Tuesday, March 22, 2016

Arizona rancher struggles with cow mutilations

Via azdailysun.com by Emery Cowan

Kit Metzger quickly swiped through the pictures on her iPhone, trying not to linger too long on the gruesome images.

Metzger, who heads the approximately 90,000-acre Flying M Ranch had just come inside after a day spent discussing prairie dogs and grassland restoration.

Now, she was talking about a different topic entirely.

The smartphone screen showed pictures of Metzger’s cows, but some were barely recognizable with chunks of skin or other body parts removed. After being killed and mutilated, her animals had been left on the ranch.

From Internet searches of similar mutilations and discussions with the local livestock inspector, Metzger wonders whether the killings are somehow related to satanic or other sacrificial rituals.

“I can’t tie it to anything but that’s a clue,” she said.

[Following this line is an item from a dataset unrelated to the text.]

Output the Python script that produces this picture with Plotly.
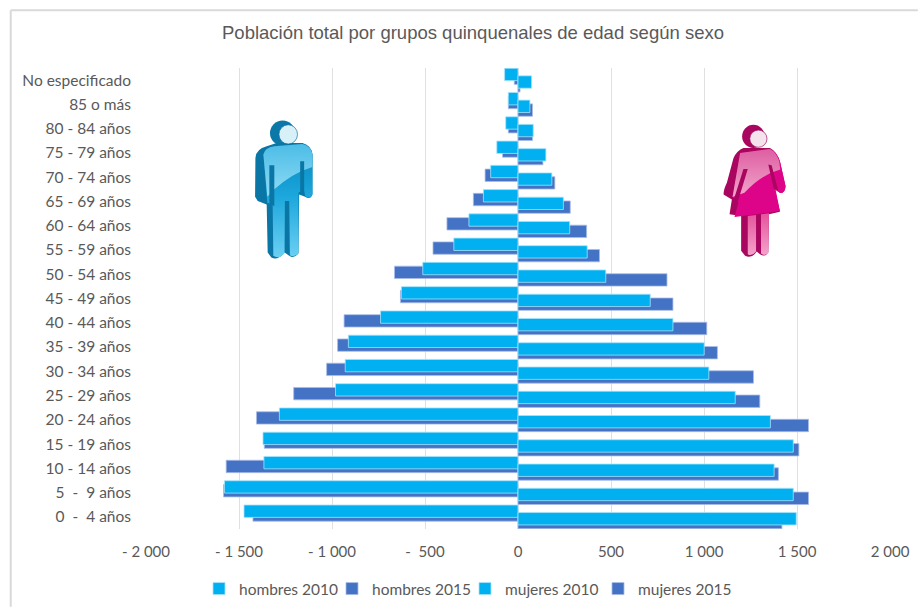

Other ranchers in places like Colorado and Missouri have experienced similar livestock mutilations, but have been unable to come up with any sort of explanation. Theories about religious or even extraterrestrial connections were tossed around, but not proven. No arrests have been made.

 
“IT’S JUST REALLY STRANGE”

Metzger’s photographs show cattle with their eyeballs taken out, their ears or lips cut off and circular chunks sliced from their bodies where their inner organs were removed.

The cuts are clean and precise, as if made by a sharp scalpel, she said.

From her own research and analysis of the dead cows, Metzger said the killers appear to inject them with a painkiller, sedative or muscle relaxant-type drug that makes the animals go limp. Then they insert some sort of tube into the artery and wait until the cows’ hearts pump all of the blood out of their bodies. There is rarely any blood on the ground around the carcass, leading Metzger to believe the people are somehow collecting it. Those same techniques, including the draining of blood, have been found in cattle mutilation cases in New Mexico and Colorado.

“It’s just really strange” she said.

The killings at Flying M Ranch have been going on for years — the first happened in the early 70s — and Metzger said she has tried everything to catch the perpetrators, but to no avail. She hopes that going public with the story will finally make the killers stop and leave her ranch alone.

“This is getting to the point where it’s getting ridiculous,” she said.

The killings always seem to happen around certain dates — mid-July, October and right around Easter, Metzger said.

Flying M has tried sending out ranch staff to watch over the cattle at night and set up cameras near water tanks and entryways into pastures. But most of the time they have only gotten images of headlights and haven’t been able to trace tire tracks on the ground, Metzger said. They have contacted officials with the Forest Service, the Coconino County Sheriff and the Arizona Game and Fish Department, who are all on the lookout.

Besides the strange and creepy nature of the cow deaths, they also have dealt a financial blow to the ranch. Metzger estimated that the four or five cows that tend to be killed in this way each year are worth about $16,000 to the ranch. If the cows were pregnant, that’s thousands more that is lost. Plus, calves left alone will have problems developing without being on their mother for their first year, she said.

On top of that, it’s Flying M’s gentler cows that tend to become victims because people can more easily walk up to them and drug them, Metzger said, adding that several of their favorite cows have been killed.

So far, Flying M’s neighbor and fellow Diablo Trust member Bar T Bar Ranch hasn’t experienced any similar cow killings, said Judy Prosser, the ranch’s owner and president of the Diablo Trust. She guessed that it might be because her ranch is harder to access than Flying M.
 
ELK VICTIMS, TOO

Recently, the mutilations have been found among elk as well. Last August, officials with the Arizona Game and Fish Department came upon three dead elk near Flying M Ranch, northeast of Anderson Mesa. The animals’ lips and sexual organs had been cut out of them, said Larry Phoenix, Flagstaff field supervisor with the department. It looked like somebody had driven out cross country and then dumped the animals, where they were found by officials, he said.

“It was something we hadn’t seen in a really long time,” said Phoenix, who has worked for the department in this region for about 20 years.

There isn’t any evidence showing how the animals died, he said. The department looked into whether the killings could be related to Satan worship, but hasn’t found any direct connection, Phoenix said.

“It’s just one of the possibilities based on the lips and the sexual parts being missing, but there is no hard evidence that leads us down that path,” he said.

The case is still ongoing, he said.

As for what Flying M will do with Easter coming up later this month, “we’ll be on the lookout,” Metzger said.